Over the last two years I have been passing Silbury on average 4 times a week, I regularly speak to people that monitor the hill, and a couple that have views of it from their windows. If it isn't raining or foggy, and sometimes even when it is, there are always vehicles in the car park, the lay-bys, and sometimes in that field entrance just east of the monument. Climbers are regularly seen, and sometimes movement around the lip of the summit points to people already being up there. At weekends when it is fine you not infrequently see people climbing up as others are coming down. Mass climbing only takes place usually on such as solstices or following some provocation such as a crop circle or ufo sighting. Most of the time it is just a drip, drip, drip, of individuals, couples, carload, or small parties taking the footpaths, some over from Avebury, Swallowhead, or WKLB.
Let's face it we all know the temptation is great, but it simply has to stop and a reasonable solution found.
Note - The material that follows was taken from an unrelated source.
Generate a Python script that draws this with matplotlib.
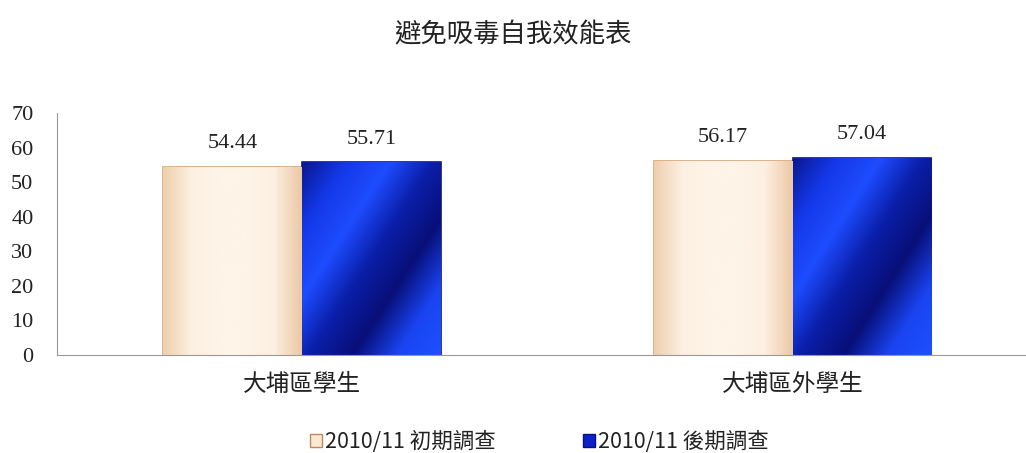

It's in The Times today, so Prince Charles now knows not to climb! :)

VBB wrote:
Let's face it we all know the temptation is great, but it simply has to stop and a reasonable solution found.
I've never been tempted, tbh.

Thinking about it, I'm not sure that anything more than a decent fence is needed. That won't stop the most determined, but it will deter the vast majority. And given that the problem is the number of people climbing the hill, then a fence would seem to offer a solution.

I do wonder whether flooding the land around it would be viable, or would it cause permanent damage? Alternatively, I think maybe a properly constructed path and a viewing platform at the top might not be such a bad idea. Yeah, it would have a visual impact, but it's not as though the hill or its surroundings look anything like the would have done at the time of construction anyway.